Voici donc la marche à suivre si des orques viennent à votre rencontre :
- Si possible, en fonction des conditions de mer et la localisation, ralentissez, arrêtez le pilote automatique, arrêtez le moteur et laissez le gouvernail sur le cap. Dans le cas d'un voilier, affaler les voiles.
- Contacter le 112/ canal radio 16 ou l'officier de la région (Tarifa 10 ; Tanger 69, Fisterra 16)
- Retirez vos mains de la roue ou barre du gouvernail et ne la touchez pas, éloignez-vous de toute partie du bateau qui pourrait tomber ou tourner brusquement.
- Si possible, éteignez le sondeur et gardez la VHF et les éléments de position allumés.
- Si vous disposez d'un téléphone avec appareil photo ou d'un autre dispositif, enregistrez les animaux, en particulier leurs nageoires dorsales, afin de pouvoir les identifier.
- Lorsque, après un certain temps, vous ne sentez plus la pression sur le gouvernail et que les animaux se sont éloignés, vérifiez qu'il tourne et fonctionne.
- Si vous constatez des dommages qui empêchent la navigation, demandez un remorquage.
- Permettez de transférer votre contact à des spécialistes des cétacés pour évaluer votre cas.
- Informations de base à recueillir par les autorités : Nom du navire / heure / contact (téléphone/email) – Position GPS.
"Il faut toujours se préserver, mais si c'est possible, que les orques sont tranquilles, c'est bien que le plaisancier prenne des images.
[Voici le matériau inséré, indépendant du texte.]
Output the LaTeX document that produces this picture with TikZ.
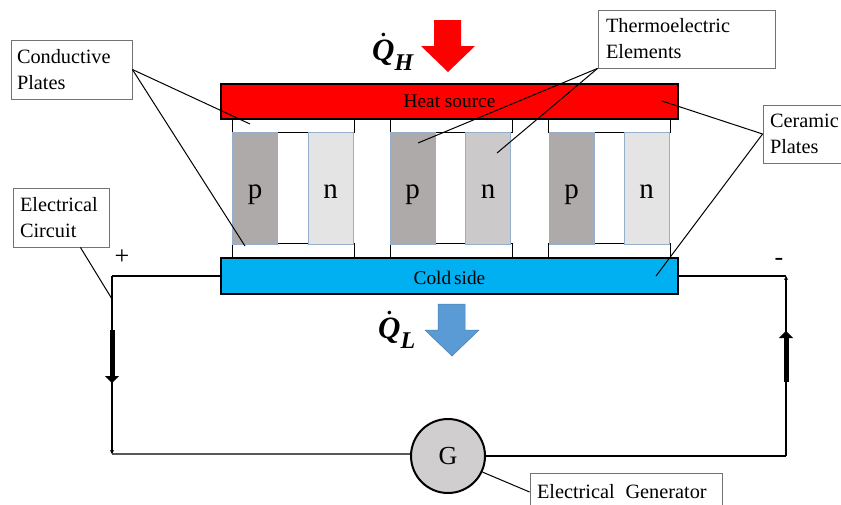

Ces individus appartiennent à une sous-population bien identifiée par l'aileron dorsal. On a pu grâce à ça identifier des individus présents à plusieurs reprises lors de différentes interactions. Mais les images doivent être de bonne qualité. Ensuite il faut appeler Pelagis ou aller sur le site du GT ORCA pour donner un maximum d'informations : coordonnées GPS, date, heure, comment ça s'est passé, le nombre d'individus, la durée…" détaille Paula.
De nombreux navigateurs ne savent pas encore quel protocole suivre en cas d'interactions avec les orques. Il est donc important de prendre en compte ce protocole de sécurité. L'ingénieure conseille même de choisir un autre itinéraire si possible ou de changer de destination pour éviter ce genre de problème. Aujourd'hui, cette zone concerne le sud de l'Espagne, entre Tarifa et Cadix, à l'entrée du détroit de Gibraltar. Sur le site GT Orca, vous pouvez retrouver une carte interactive mise à jour régulièrement, qui recense les dernières interactions.